Both stories made me more determined to be like the boy in the emperor's crowd and look for the truth in any situation. Yet, over the years I've learned that finding the truth is rarely simple and being too honest tends to lead to loneliness. Especially when so many others seem to prefer feasting together on stone soup.


  1. I always saw the stone soup story more like "it takes a village to make soup" deal where people collaborate and make something they might not be able to do on their own. The owners of the stone are just the catalyst that draws the people together. But you're right, there are always people who will take advantage of a situation to profit.

    One of my favorite Dr. Seuss stories is about the Sneeches. It's a great story that illustrates the stupidity of racism (and other isms).

    Another great lesson in that story is how some people will take advantage of peoples prejudices to profit. They don't want a solution to the problem, because it's so lucrative (exercise: see if you can identify people like that in our "enlightened" society). We see that over and over throughout history in politics, religion, racial discussions, etc, ad infinitum.

    1. Yes, I think Stone Soup is often presented with the "it takes a village mentality," but that's part of what bothers me about it. The catalyst for the group coming together was a lie.

      Though the villagers enjoy their stone soup in the end, I'm not sure that they ever learned that soup was delicious because they pitched in and shared what they each had to make something even better. Instead, the deliciousness of the soup was attributed to the travelers' stone.

      Any villager who saw through the stone soup charade would have been left out of the feast unless he pretended to buy into the lie. And those who contributed to the soup only did so because they were tricked, not because they decided that there would be value in working together as a community.

      You might as well say, giving to charity in the hopes of earning a reward is the same thing as giving just because you recognize that other people are in need and you have the ability to help. Yet, they aren't the same, because the fundamental motivation is different.
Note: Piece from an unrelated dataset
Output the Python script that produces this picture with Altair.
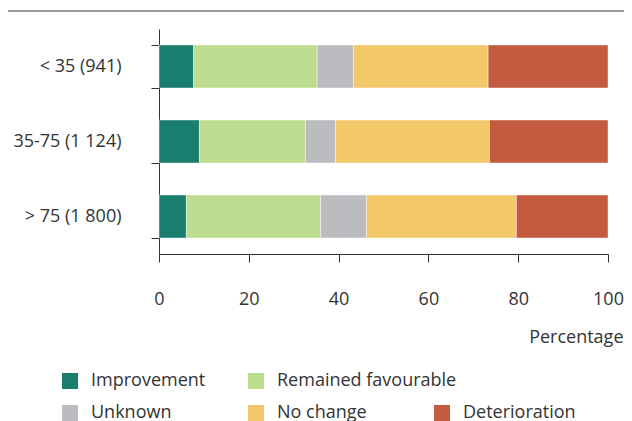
import altair as alt
import pandas as pd

categories = ["< 35 (941)", "35-75 (1 124)", "> 75 (1 800)"]
statuses = ["Improvement", "Remained favourable", "Unknown", "No change", "Deterioration"]
colors = ["#1a7e6e", "#bddc90", "#bbbcc0", "#f3c86b", "#c35b3f"]

improvement = [7.7, 9.0, 6.1]
remained_favourable = [27.5, 23.6, 29.9]
unknown = [8.1, 6.7, 10.2]
no_change = [30.0, 34.3, 33.4]
deterioration = [26.7, 26.4, 20.4]

legend_row1 = ["Improvement", "Remained favourable"]
legend_row2 = ["Unknown", "No change", "Deterioration"]

series = [improvement, remained_favourable, unknown, no_change, deterioration]
rows = []
for si, (name, vals) in enumerate(zip(statuses, series)):
    for cat, v in zip(categories, vals):
        rows.append({"cat": cat, "status": name, "value": v, "order": si})
df = pd.DataFrame(rows)

txt = "#333333"
FONT = "Open Sans"

x_enc = alt.X(
    "value:Q",
    stack="zero",
    scale=alt.Scale(domain=[0, 100], nice=False),
    axis=alt.Axis(
        values=[0, 20, 40, 60, 80, 100],
        title="Percentage",
        grid=False,
        tickSize=8,
        labelPadding=28,
        labelFlush=False,
        labelFontSize=18,
        labelColor=txt,
        domainColor=txt,
        tickColor=txt,
        titleFontSize=18,
        titleFontWeight="normal",
        titleColor=txt,
        titleAlign="right",
        titleBaseline="alphabetic",
        titleX=464,
        titleY=88,
    ),
)
y_enc = alt.Y(
    "cat:N",
    sort=categories,
    scale=alt.Scale(paddingInner=0.427, paddingOuter=0.2135),
    axis=alt.Axis(
        title=None,
        tickBand="extent",
        tickSize=8,
        labelPadding=30,
        labelFontSize=18,
        labelColor=txt,
        domainColor=txt,
        tickColor=txt,
    ),
)


def legend(values, y, pad, align):
    return alt.Legend(
        title=None,
        values=values,
        orient="none",
        direction="horizontal",
        legendX=-98,
        legendY=y,
        gridAlign=align,
        columnPadding=pad,
        symbolType="square",
        symbolSize=256,
        symbolStrokeWidth=0,
        symbolOpacity=1,
        labelFontSize=18,
        labelColor=txt,
        labelOffset=12,
        labelLimit=400,
        padding=0,
    )


bars = alt.Chart(df).mark_bar(stroke="#ffffff", strokeWidth=0.6, strokeOpacity=0.7).encode(
    x=x_enc,
    y=y_enc,
    color=alt.Color(
        "status:N",
        scale=alt.Scale(domain=statuses, range=colors),
        legend=legend(legend_row1, 343, 41, "each"),
    ),
    order=alt.Order("order:Q"),
)

# invisible copy that carries the second legend row
bars_row2 = alt.Chart(df).mark_bar(opacity=0).encode(
    x=x_enc,
    y=y_enc,
    color=alt.Color(
        "status:N",
        scale=alt.Scale(domain=statuses, range=colors),
        legend=legend(legend_row2, 375, 43, "all"),
    ),
    order=alt.Order("order:Q"),
)

top_rule = alt.Chart(pd.DataFrame({"a": [0]})).mark_rule(color=txt, strokeWidth=1).encode(
    x=alt.value(-151), x2=alt.value(465), y=alt.value(-18)
)

chart = (
    alt.layer(bars, bars_row2, top_rule)
    .resolve_scale(color="independent")
    .properties(
        width=449,
        height=225,
        autosize=alt.AutoSizeParams(type="none"),
        padding={"left": 151, "top": 21, "right": 16, "bottom": 167},
    )
    .configure(font=FONT)
    .configure_view(strokeWidth=0)
)

chart.save("out.html", embed_options={"renderer": "svg", "actions": False})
      The story of the Sneetches is superior because in the end the Sneetches decide (or learn) that their prejudice was a silly lie (which had been passed down through the generations) and they abandon that belief in favor of the truth that Sneetches are no better for having (or not having) a star on their bellies.

      Plus, there's a groovy 70s cartoon musical version of the Sneetches on YouTube:

  2. Then there's the inconsistency of christmas celebrations by non-christians. Yes, it's a "lie", but I participate in it because it's fun and it's a great time for families. I don't do it because I'm celebrating the birth of anyone in particular (other than my Mom who was born Dec 25th). I have neighbors who are also atheist and seem to follow the tradition for the same reason.

    The Santa Claus bit is something I've avoided selling to the kids. I've always tried to keep neutral about his existence or non-existence. I'm content for the kids to figure it out on their own. Sometimes people need a little magic in their lives.